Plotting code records
-- start --
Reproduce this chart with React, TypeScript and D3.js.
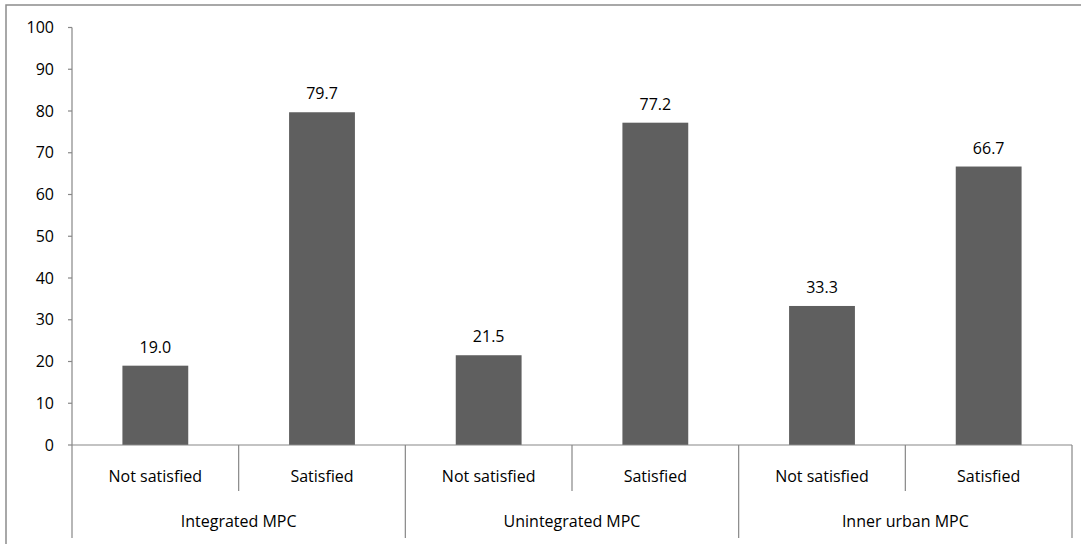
import React from "react";
import * as d3 from "d3";

const groups = ["Integrated MPC", "Unintegrated MPC", "Inner urban MPC"];
const subcats = ["Not satisfied", "Satisfied"];
const values = [19.0, 79.7, 21.5, 77.2, 33.3, 66.7];
const yTicks = [0, 10, 20, 30, 40, 50, 60, 70, 80, 90, 100];

const W = 1081;
const H = 544;
const left = 72;
const right = 1072;
const top = 27.5;
const bottom = 445;
const FONT = "'Open Sans', sans-serif";
const AXIS = "#878787";

export default function App() {
  const keys = groups.flatMap((g, gi) => subcats.map((s, si) => `${gi}-${si}`));
  const x = d3.scaleBand<string>().domain(keys).range([left, right]).paddingInner(0).paddingOuter(0);
  const y = d3.scaleLinear().domain([0, 100]).range([bottom, top]);
  const bw = x.bandwidth() * 0.395;
  const gx = d3.scaleBand<string>().domain(groups).range([left, right]);

  return (
    <svg width={W} height={H} style={{ position: "absolute", left: 0, top: 0, background: "#fff" }}>
      <rect x={6} y={5} width={1200} height={700} fill="#fff" stroke="#8c8c8c" strokeWidth={1.5} />
      {keys.map((k, i) => {
        const cx = x(k)! + x.bandwidth() / 2;
        const v = values[i];
        return (
          <g key={k}>
            <rect x={cx - bw / 2} y={y(v)} width={bw} height={bottom - y(v)} fill="#5f5f5f" />
            <text x={cx} y={y(v) - 13} textAnchor="middle" fontFamily={FONT} fontSize={16} fill="#000">
              {v.toFixed(1)}
            </text>
            <text x={cx} y={482} textAnchor="middle" fontFamily={FONT} fontSize={16} fill="#000">
              {subcats[i % 2]}
            </text>
          </g>
        );
      })}
      {/* y axis */}
      <line x1={left} x2={left} y1={top} y2={bottom} stroke={AXIS} strokeWidth={1.2} />
      {yTicks.map((t) => (
        <g key={t}>
          <line x1={left - 4} x2={left} y1={y(t)} y2={y(t)} stroke={AXIS} strokeWidth={1.2} />
          <text x={54} y={y(t) + 5.5} textAnchor="end" fontFamily={FONT} fontSize={16} fill="#000">
            {t}
          </text>
        </g>
      ))}
      {/* x axis */}
      <line x1={left} x2={right} y1={bottom} y2={bottom} stroke={AXIS} strokeWidth={1.2} />
      {keys.map((k, i) => (
        i % 2 === 1 ? (
          <line key={"t" + k} x1={x(k)!} x2={x(k)!} y1={bottom} y2={491} stroke={AXIS} strokeWidth={1.2} />
        ) : null
      ))}
      {groups.map((g) => (
        <line key={"g" + g} x1={gx(g)!} x2={gx(g)!} y1={bottom} y2={538} stroke={AXIS} strokeWidth={1.2} />
      ))}
      <line x1={right} x2={right} y1={bottom} y2={538} stroke={AXIS} strokeWidth={1.2} />
      {groups.map((g) => (
        <text key={"l" + g} x={gx(g)! + gx.bandwidth() / 2} y={527} textAnchor="middle" fontFamily={FONT} fontSize={16} fill="#000">
          {g}
        </text>
      ))}
    </svg>
  );
}
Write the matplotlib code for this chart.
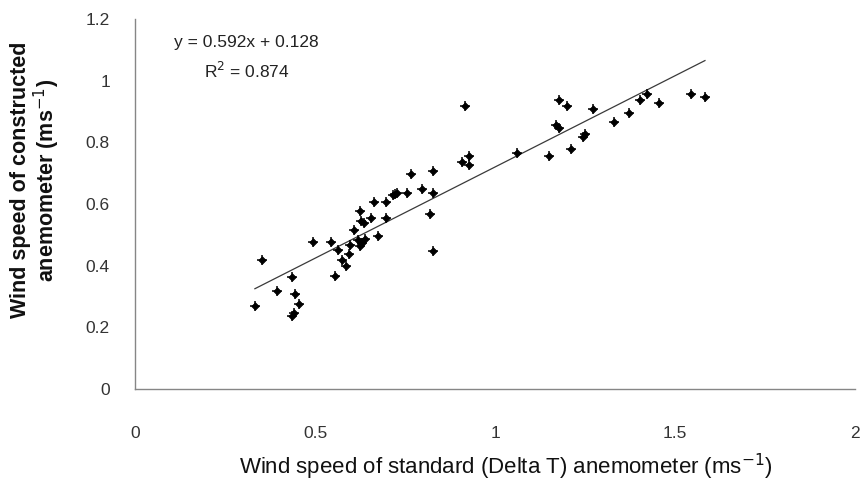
-- end --
--- CHALLENGE ---
Quote every record above exactly, leaving out the pictures.

--- WRITTEN SOLUTION ---
Reproduce this chart with React, TypeScript and D3.js.
import React from "react";
import * as d3 from "d3";

const groups = ["Integrated MPC", "Unintegrated MPC", "Inner urban MPC"];
const subcats = ["Not satisfied", "Satisfied"];
const values = [19.0, 79.7, 21.5, 77.2, 33.3, 66.7];
const yTicks = [0, 10, 20, 30, 40, 50, 60, 70, 80, 90, 100];

const W = 1081;
const H = 544;
const left = 72;
const right = 1072;
const top = 27.5;
const bottom = 445;
const FONT = "'Open Sans', sans-serif";
const AXIS = "#878787";

export default function App() {
  const keys = groups.flatMap((g, gi) => subcats.map((s, si) => `${gi}-${si}`));
  const x = d3.scaleBand<string>().domain(keys).range([left, right]).paddingInner(0).paddingOuter(0);
  const y = d3.scaleLinear().domain([0, 100]).range([bottom, top]);
  const bw = x.bandwidth() * 0.395;
  const gx = d3.scaleBand<string>().domain(groups).range([left, right]);

  return (
    <svg width={W} height={H} style={{ position: "absolute", left: 0, top: 0, background: "#fff" }}>
      <rect x={6} y={5} width={1200} height={700} fill="#fff" stroke="#8c8c8c" strokeWidth={1.5} />
      {keys.map((k, i) => {
        const cx = x(k)! + x.bandwidth() / 2;
        const v = values[i];
        return (
          <g key={k}>
            <rect x={cx - bw / 2} y={y(v)} width={bw} height={bottom - y(v)} fill="#5f5f5f" />
            <text x={cx} y={y(v) - 13} textAnchor="middle" fontFamily={FONT} fontSize={16} fill="#000">
              {v.toFixed(1)}
            </text>
            <text x={cx} y={482} textAnchor="middle" fontFamily={FONT} fontSize={16} fill="#000">
              {subcats[i % 2]}
            </text>
          </g>
        );
      })}
      {/* y axis */}
      <line x1={left} x2={left} y1={top} y2={bottom} stroke={AXIS} strokeWidth={1.2} />
      {yTicks.map((t) => (
        <g key={t}>
          <line x1={left - 4} x2={left} y1={y(t)} y2={y(t)} stroke={AXIS} strokeWidth={1.2} />
          <text x={54} y={y(t) + 5.5} textAnchor="end" fontFamily={FONT} fontSize={16} fill="#000">
            {t}
          </text>
        </g>
      ))}
      {/* x axis */}
      <line x1={left} x2={right} y1={bottom} y2={bottom} stroke={AXIS} strokeWidth={1.2} />
      {keys.map((k, i) => (
        i % 2 === 1 ? (
          <line key={"t" + k} x1={x(k)!} x2={x(k)!} y1={bottom} y2={491} stroke={AXIS} strokeWidth={1.2} />
        ) : null
      ))}
      {groups.map((g) => (
        <line key={"g" + g} x1={gx(g)!} x2={gx(g)!} y1={bottom} y2={538} stroke={AXIS} strokeWidth={1.2} />
      ))}
      <line x1={right} x2={right} y1={bottom} y2={538} stroke={AXIS} strokeWidth={1.2} />
      {groups.map((g) => (
        <text key={"l" + g} x={gx(g)! + gx.bandwidth() / 2} y={527} textAnchor="middle" fontFamily={FONT} fontSize={16} fill="#000">
          {g}
        </text>
      ))}
    </svg>
  );
}
Write the matplotlib code for this chart.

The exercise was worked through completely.